Don't get me wrong, I love Altimas, but the engines are rough and noisy and many have some vibrations and shakes at 65mph up unless the tires are perfectly balanced................. It's just the nature of the car.


----------



## rajkat (Jun 3, 2007)

Brianz01Altima said:


> Don't get me wrong, I love Altimas, but the engines are rough and noisy and many have some vibrations and shakes at 65mph up unless the tires are perfectly balanced................. It's just the nature of the car.


Thanks for reply Buddy, but please advice me something, like what should be the course of action from my side?Should I forget this as a not a problem and something not to worry about......or should get this checked from somewhere...If so, then what part in the car should I particularly get checked?


----------



## tremer88 (Aug 18, 2006)

could just be a wheel or two out of balance plus tire noise. If its more of a 'wah wah' sound with a vibration that happens 3-4 times a sec only at faster speeds, this could be it. If its more of a metal to metal faster noise coming from the engine compartment, the obviously its something with the engine or trans axle. I have this noise because if cheap tires and after market wheels that are cheap and aren't balanced as good as expensive ones.


----------



## Brianz01Altima (Jan 17, 2007)

rajkat said:


> Thanks for reply Buddy, but please advice me something, like what should be the course of action from my side?Should I forget this as a not a problem and something not to worry about......or should get this checked from somewhere...If so, then what part in the car should I particularly get checked?


If you start to feel the rattle and vibrations at about 65mph and up it more than likely is the tire balance or tire quality. Do you feel the problem in the steering wheel or is it just a sound from some area of the car?

If it's your tires and you want a smooth ride try Michelin tires and/or find a place that trues and balances the tires on the car...This is the only thing that has really helped my car ride smooth......


----------



## rajkat (Jun 3, 2007)

Brianz01Altima said:


> If you start to feel the rattle and vibrations at about 65mph and up it more than likely is the tire balance or tire quality. Do you feel the problem in the steering wheel or is it just a sound from some area of the car?
> 
> If it's your tires and you want a smooth ride try Michelin tires and/or find a place that trues and balances the tires on the car...This is the only thing that has really helped my car ride smooth......

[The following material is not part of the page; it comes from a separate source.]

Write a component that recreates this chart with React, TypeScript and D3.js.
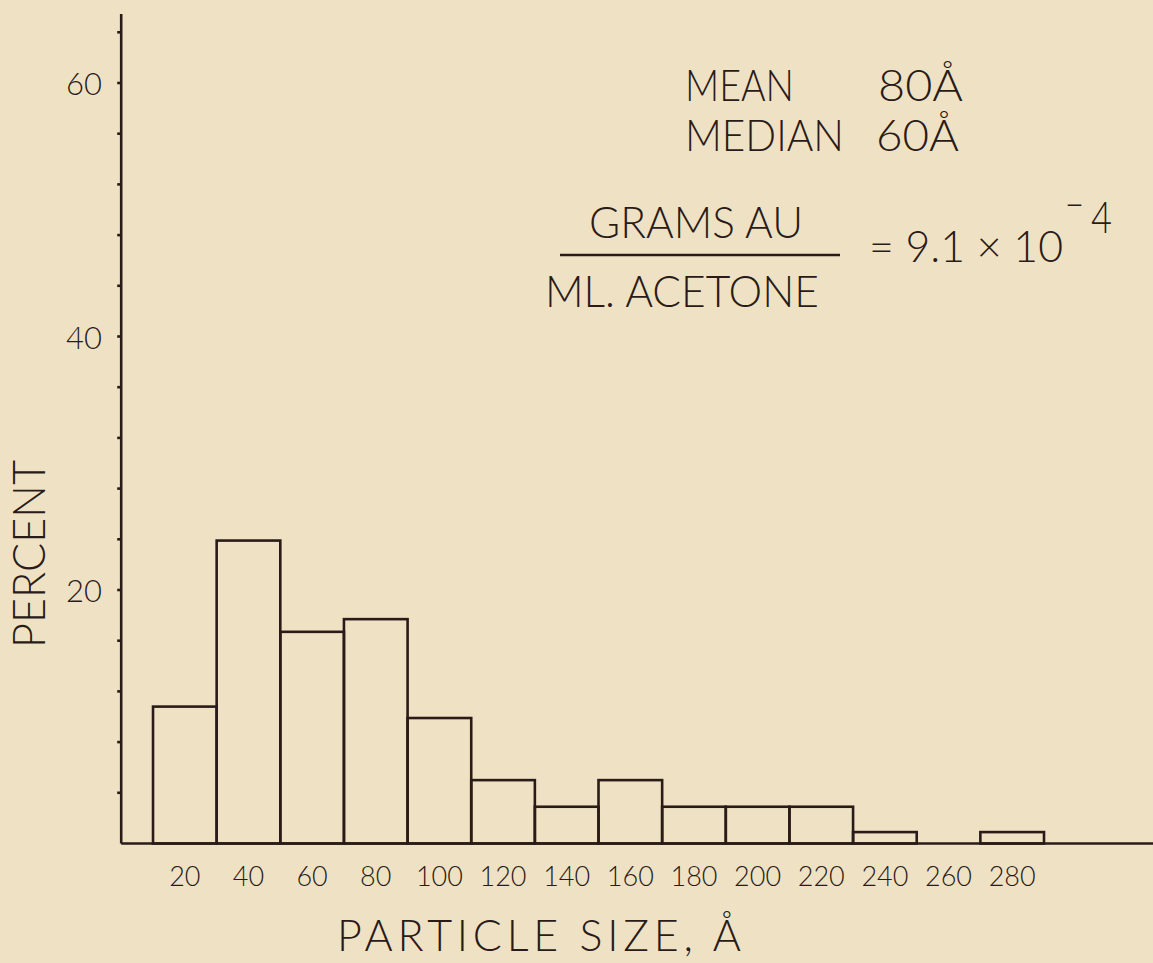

After reading your messages, I again went out on a drive, and what I noticed was that as soon as I pedal the accelerator above the 30mph mark, I start feeling the vibration and it continues, I feel the vibration in my steering wheel and also in my feet when set flat on floor. The main thing is smoothness is missing. I do not know to what extent the problem is but I need a solution to get rid of this. I was earlier driving a Toyota Camry and it never had any such problem. Please advice.


----------



## Brianz01Altima (Jan 17, 2007)

It really seems like an issue with a tire. I would take it to a tire place to get checked. If you need to get new tires I highly suggest Michelin Destiny or Harmony tires from Discount Tire or NTB. They are very smooth and quiet.

If the tires you have look ok then get a "road force balance" or get the tires balanced on the car. You can get more info on this at Discount Tire, Custom Wheels, Truck & Car Rims | Discount Tire Co. or Butler Tire in Atlanta GA - Tires and Wheels for all Cars Trucks and SUV's


----------



## I'm3rd (Dec 24, 2003)

If it's your tires and you want a smooth ride try Michelin tires and/or find a place that trues and balances the tires on the car...This is the only thing that has really helped my car ride smooth......[/QUOTE]


I replaced OEM tires on my Altima with Yokohama Avid T4 tires and my son replaced his OEM tires on a Honda with Michelin's mid priced tires at about the same time. My Altie now cruises MUCH smoother and quieter on the highway than it did with the OEM tires and handles better as well, but my son's Honda is even noiser and less smooth with the Michelins than the OEM tires. I am now on my 2nd set of Yokos and couldn't be more pleased with them except for one thing. They are rated as 80,000 mile tires but mine were down to the wear indicators at around 50,000 miles. But they only cost $63 each plus shipping at the Tire Rack website so 50,000 miles on a set is not a bad deal in my opinion..


----------